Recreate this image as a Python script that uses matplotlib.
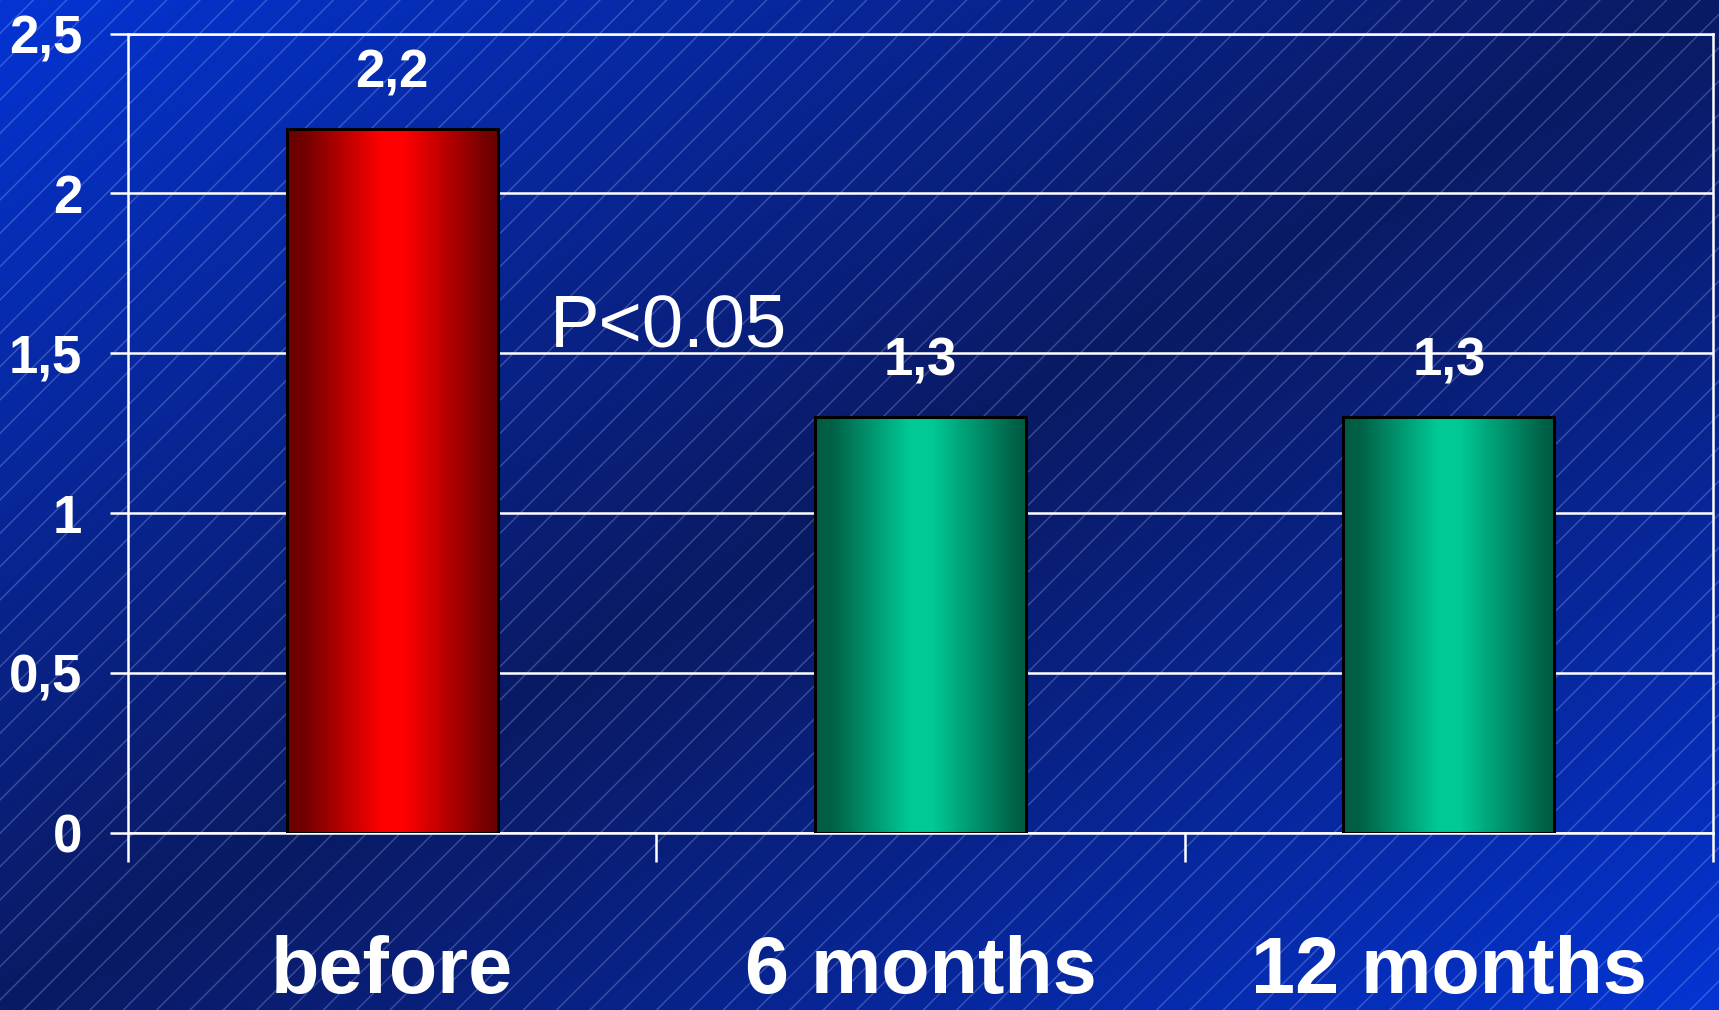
import numpy as np
import matplotlib
matplotlib.use("Agg")
from matplotlib import pyplot as plt
from matplotlib.patches import Rectangle
from matplotlib.colors import LinearSegmentedColormap
from matplotlib.transforms import blended_transform_factory

categories = ["before", "6 months", "12 months"]
values = [2.2, 1.3, 1.3]
value_labels = ["2,2", "1,3", "1,3"]
yticks = [0, 0.5, 1, 1.5, 2, 2.5]
ytick_labels = ["0", "0,5", "1", "1,5", "2", "2,5"]
note = "P<0.05"

sans = ["Liberation Sans", "DejaVu Sans"]
plt.rcParams["hatch.linewidth"] = 1.0

fig = plt.figure(figsize=(17.19, 10.10), dpi=100)

# background: blue diagonal gradient with thin light stripes
bg = fig.add_axes([0, 0, 1, 1], zorder=-1)
gy, gx = np.mgrid[0:1:300j, 0:1:500j]
d = np.abs(gx + gy - 1) ** 1.1
bright = np.array([4, 52, 212]) / 255
dark = np.array([10, 26, 100]) / 255
bg_img = dark + (bright - dark) * d[..., None]
bg.imshow(bg_img, extent=[0, 1, 0, 1], aspect="auto", origin="upper")
bg.add_patch(Rectangle((0, 0), 1, 1, transform=bg.transAxes, facecolor="none",
                       edgecolor=(0.75, 0.82, 1, 0.28), hatch="/", lw=0))
bg.set_xlim(0, 1)
bg.set_ylim(0, 1)
bg.axis("off")

ax = fig.add_axes([0.0745, 0.1752, 0.922, 0.7916])
ax.set_facecolor("none")

x = np.arange(len(categories))
bars = ax.bar(x, values, width=0.4, color="none", edgecolor="black",
              linewidth=2.2, zorder=3)

red = LinearSegmentedColormap.from_list("red", [(0.42, 0, 0), (1, 0, 0)])
green = LinearSegmentedColormap.from_list("green", [(0, 0.36, 0.26), (0, 0.79, 0.59)])
u = np.linspace(0, 1, 200)
profile = np.interp(u, [0, 0.08, 0.45, 0.55, 0.95, 1], [0, 0.05, 1, 1, 0.05, 0])
for bar, cmap in zip(bars, [red, green, green]):
    x0, w, h = bar.get_x(), bar.get_width(), bar.get_height()
    im = ax.imshow(profile[np.newaxis, :], extent=[x0, x0 + w, 0, h], aspect="auto",
                   cmap=cmap, vmin=0, vmax=1, zorder=2)
    im.set_clip_path(bar)

for xi, v, lab in zip(x, values, value_labels):
    ax.annotate(lab, (xi, v), xytext=(0, 30), textcoords="offset points",
                ha="center", va="baseline", color="white", fontsize=38,
                fontweight="bold", family=sans)

ax.text(0.299, 1.52, note, ha="left", va="baseline", color="white",
        fontsize=53.5, family=sans)

ax.set_xlim(-0.5, 2.5)
ax.set_ylim(0, 2.5)
ax.set_yticks(yticks)
ax.set_yticklabels(ytick_labels, fontsize=38, fontweight="bold", family=sans,
                   color="white")
ax.set_xticks([-0.5, 0.5, 1.5, 2.5])
ax.set_xticklabels([])
ax.tick_params(axis="y", length=13, width=1.8, color="white", pad=20)
ax.tick_params(axis="x", length=21, width=1.8, color="white")
ax.grid(axis="y", color="white", linewidth=1.8)
ax.set_axisbelow(True)
for s in ax.spines.values():
    s.set_color("white")
    s.set_linewidth(1.8)

tr = blended_transform_factory(ax.transData, fig.transFigure)
for xi, cat in zip(x, categories):
    ax.text(xi, 0.0, cat, transform=tr, ha="center", va="bottom",
            color="white", fontsize=57, fontweight="bold", family=sans)

fig.savefig("out.png", dpi=100)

········

◆ **To be done**
Pictures stay out. Print the data exactly, from its first line through the line containing "linewidth=2.2, zorder=3)".

◆ **Response to this task**
Recreate this image as a Python script that uses matplotlib.
import numpy as np
import matplotlib
matplotlib.use("Agg")
from matplotlib import pyplot as plt
from matplotlib.patches import Rectangle
from matplotlib.colors import LinearSegmentedColormap
from matplotlib.transforms import blended_transform_factory

categories = ["before", "6 months", "12 months"]
values = [2.2, 1.3, 1.3]
value_labels = ["2,2", "1,3", "1,3"]
yticks = [0, 0.5, 1, 1.5, 2, 2.5]
ytick_labels = ["0", "0,5", "1", "1,5", "2", "2,5"]
note = "P<0.05"

sans = ["Liberation Sans", "DejaVu Sans"]
plt.rcParams["hatch.linewidth"] = 1.0

fig = plt.figure(figsize=(17.19, 10.10), dpi=100)

# background: blue diagonal gradient with thin light stripes
bg = fig.add_axes([0, 0, 1, 1], zorder=-1)
gy, gx = np.mgrid[0:1:300j, 0:1:500j]
d = np.abs(gx + gy - 1) ** 1.1
bright = np.array([4, 52, 212]) / 255
dark = np.array([10, 26, 100]) / 255
bg_img = dark + (bright - dark) * d[..., None]
bg.imshow(bg_img, extent=[0, 1, 0, 1], aspect="auto", origin="upper")
bg.add_patch(Rectangle((0, 0), 1, 1, transform=bg.transAxes, facecolor="none",
                       edgecolor=(0.75, 0.82, 1, 0.28), hatch="/", lw=0))
bg.set_xlim(0, 1)
bg.set_ylim(0, 1)
bg.axis("off")

ax = fig.add_axes([0.0745, 0.1752, 0.922, 0.7916])
ax.set_facecolor("none")

x = np.arange(len(categories))
bars = ax.bar(x, values, width=0.4, color="none", edgecolor="black",
              linewidth=2.2, zorder=3)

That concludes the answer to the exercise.